DATA PROVIDED:
☆ ☆ ☆ ☆ ☆ ☆ ☆
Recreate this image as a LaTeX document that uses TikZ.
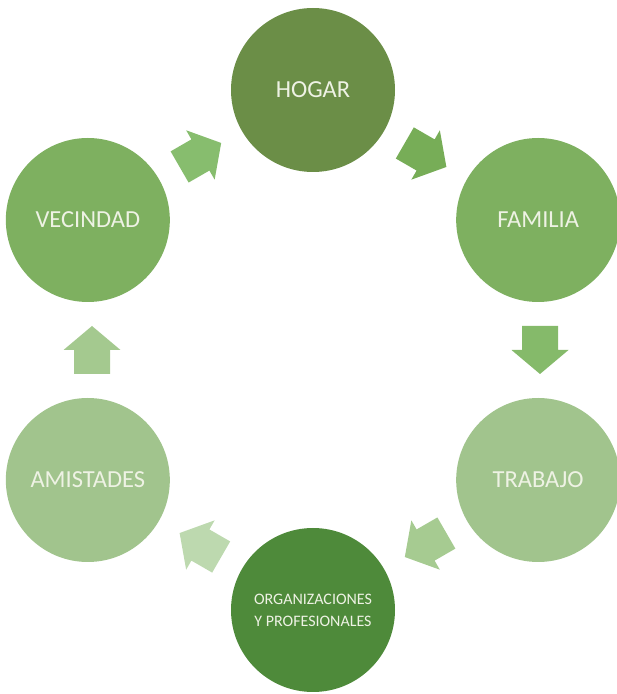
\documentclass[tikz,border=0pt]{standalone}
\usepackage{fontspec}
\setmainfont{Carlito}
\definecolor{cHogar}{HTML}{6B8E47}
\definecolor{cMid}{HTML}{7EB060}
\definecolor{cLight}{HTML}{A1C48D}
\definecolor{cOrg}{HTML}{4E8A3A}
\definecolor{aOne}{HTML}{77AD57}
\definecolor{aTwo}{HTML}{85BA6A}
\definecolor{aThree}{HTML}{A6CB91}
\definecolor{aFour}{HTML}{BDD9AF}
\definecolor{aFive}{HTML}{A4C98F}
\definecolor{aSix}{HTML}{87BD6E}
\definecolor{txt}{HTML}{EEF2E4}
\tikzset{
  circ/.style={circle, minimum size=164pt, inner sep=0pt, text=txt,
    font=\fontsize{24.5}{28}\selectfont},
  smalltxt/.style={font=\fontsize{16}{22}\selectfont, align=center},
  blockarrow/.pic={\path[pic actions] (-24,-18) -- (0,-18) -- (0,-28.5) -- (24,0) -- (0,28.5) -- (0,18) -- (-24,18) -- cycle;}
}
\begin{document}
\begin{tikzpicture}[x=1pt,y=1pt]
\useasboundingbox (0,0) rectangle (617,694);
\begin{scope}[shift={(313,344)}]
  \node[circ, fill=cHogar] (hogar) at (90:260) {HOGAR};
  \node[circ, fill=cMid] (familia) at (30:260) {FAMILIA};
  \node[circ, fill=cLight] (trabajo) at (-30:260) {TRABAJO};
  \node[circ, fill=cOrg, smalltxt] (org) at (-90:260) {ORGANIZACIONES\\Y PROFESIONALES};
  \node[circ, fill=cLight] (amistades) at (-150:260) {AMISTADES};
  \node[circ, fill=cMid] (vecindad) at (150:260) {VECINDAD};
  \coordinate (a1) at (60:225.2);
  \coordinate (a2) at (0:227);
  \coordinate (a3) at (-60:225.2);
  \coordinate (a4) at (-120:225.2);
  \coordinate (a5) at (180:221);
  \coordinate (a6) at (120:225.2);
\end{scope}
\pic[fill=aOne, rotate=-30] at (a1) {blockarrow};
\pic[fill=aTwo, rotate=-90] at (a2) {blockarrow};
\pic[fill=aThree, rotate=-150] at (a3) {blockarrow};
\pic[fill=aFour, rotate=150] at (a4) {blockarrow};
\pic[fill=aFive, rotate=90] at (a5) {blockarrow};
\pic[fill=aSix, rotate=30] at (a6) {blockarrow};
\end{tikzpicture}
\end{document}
☆ ☆ ☆ ☆ ☆ ☆ ☆
WHAT YOU ARE ASKED TO DO: Make an exact copy of the whole listing, but don't bring over any pictures.

SOLUTION TO THIS TASK:
Recreate this image as a LaTeX document that uses TikZ.
\documentclass[tikz,border=0pt]{standalone}
\usepackage{fontspec}
\setmainfont{Carlito}
\definecolor{cHogar}{HTML}{6B8E47}
\definecolor{cMid}{HTML}{7EB060}
\definecolor{cLight}{HTML}{A1C48D}
\definecolor{cOrg}{HTML}{4E8A3A}
\definecolor{aOne}{HTML}{77AD57}
\definecolor{aTwo}{HTML}{85BA6A}
\definecolor{aThree}{HTML}{A6CB91}
\definecolor{aFour}{HTML}{BDD9AF}
\definecolor{aFive}{HTML}{A4C98F}
\definecolor{aSix}{HTML}{87BD6E}
\definecolor{txt}{HTML}{EEF2E4}
\tikzset{
  circ/.style={circle, minimum size=164pt, inner sep=0pt, text=txt,
    font=\fontsize{24.5}{28}\selectfont},
  smalltxt/.style={font=\fontsize{16}{22}\selectfont, align=center},
  blockarrow/.pic={\path[pic actions] (-24,-18) -- (0,-18) -- (0,-28.5) -- (24,0) -- (0,28.5) -- (0,18) -- (-24,18) -- cycle;}
}
\begin{document}
\begin{tikzpicture}[x=1pt,y=1pt]
\useasboundingbox (0,0) rectangle (617,694);
\begin{scope}[shift={(313,344)}]
  \node[circ, fill=cHogar] (hogar) at (90:260) {HOGAR};
  \node[circ, fill=cMid] (familia) at (30:260) {FAMILIA};
  \node[circ, fill=cLight] (trabajo) at (-30:260) {TRABAJO};
  \node[circ, fill=cOrg, smalltxt] (org) at (-90:260) {ORGANIZACIONES\\Y PROFESIONALES};
  \node[circ, fill=cLight] (amistades) at (-150:260) {AMISTADES};
  \node[circ, fill=cMid] (vecindad) at (150:260) {VECINDAD};
  \coordinate (a1) at (60:225.2);
  \coordinate (a2) at (0:227);
  \coordinate (a3) at (-60:225.2);
  \coordinate (a4) at (-120:225.2);
  \coordinate (a5) at (180:221);
  \coordinate (a6) at (120:225.2);
\end{scope}
\pic[fill=aOne, rotate=-30] at (a1) {blockarrow};
\pic[fill=aTwo, rotate=-90] at (a2) {blockarrow};
\pic[fill=aThree, rotate=-150] at (a3) {blockarrow};
\pic[fill=aFour, rotate=150] at (a4) {blockarrow};
\pic[fill=aFive, rotate=90] at (a5) {blockarrow};
\pic[fill=aSix, rotate=30] at (a6) {blockarrow};
\end{tikzpicture}
\end{document}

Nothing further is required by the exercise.